One morning I awoke to my mother coming into my room around 5:30 in the morning telling me that my dad had a seizure (from Epilepsy) and that an ambulance was on their way. After my mom had told me, I went into complete shock, as I don’t remember what my exact thoughts were in that moment. A few minutes later my dad was put into the ambulance and was on his way to the emergency room. By that time it was about 6:00 AM and my mother called my grandparents to let them know their son was in the hospital and that they would be on their way soon. My mom came into my room and let me know that my brother and I should be ready to leave for the hospital in a few minutes. Initially I refused, I was tired and just wanted to sleep. My mom yelled at me, “It’s your Dad!” I gave in to my mom’s orders and left for the hospital.

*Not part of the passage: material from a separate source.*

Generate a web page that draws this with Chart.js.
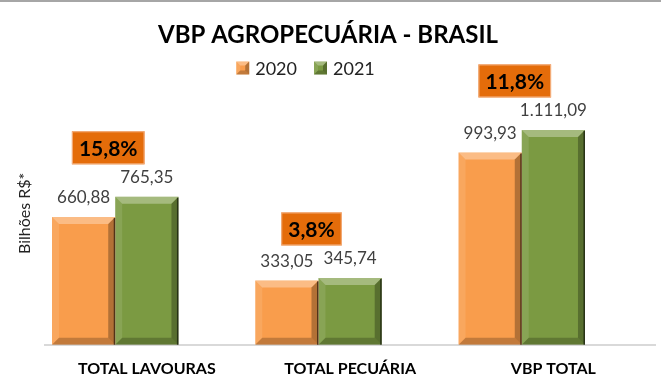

I remember him lying there, hooked up to the IV, somehow managing to say that he was “glad to see us.” Eventually my grandparents arrive and we were all talking in by my dad on the hospital bed. After another hour or so my grandparents offered to take my brother and I home while my mom stayed with my dad at the hospital. On our way back to the house my grandma asked us, “What we were going to do when we got home.” My brother and I both responded with, “sleep.”
A few days later I remember overhearing my mom saying to someone that she “thought there was a possibility” (which I assume is a reference to the possibility that my dad could have died).
Now that I reflect on this I come up with two questions: What are my feelings towards my dad knowing that he was in the hospital and I was resistant to go there? And why did my grandma ask, “What we were going to do when we got home”?
For the first question I think about how my mom and grandparents responded with their strong desire to be with my dad as well as considering how a close, loving family would have reacted. By close, loving family I mean a son who gets right out of bed and immediately goes to the hospital instead of doing nothing at all.
For the second question I realize the fact that my grandma is a very devout Catholic, attends mass most days of the week, and prays the Hail Mary at every meal. In my early years when I would sleepover at my grandparent’s house, before bed my grandma would always tell me to remember to say my prayers. Now when I think about the question, I think she was cleverly inquiring if my brother and I were going to pray for my dad. I know for a fact that praying for my dad was one of her top priorities, which makes me question myself.
Does it mean I don’t love my dad? Do I not care about him? Am I so selfish that I cared more about sleep than the fact that my dad was in the hospital after sustaining a life-threatening seizure? Should I have prayed for my dad?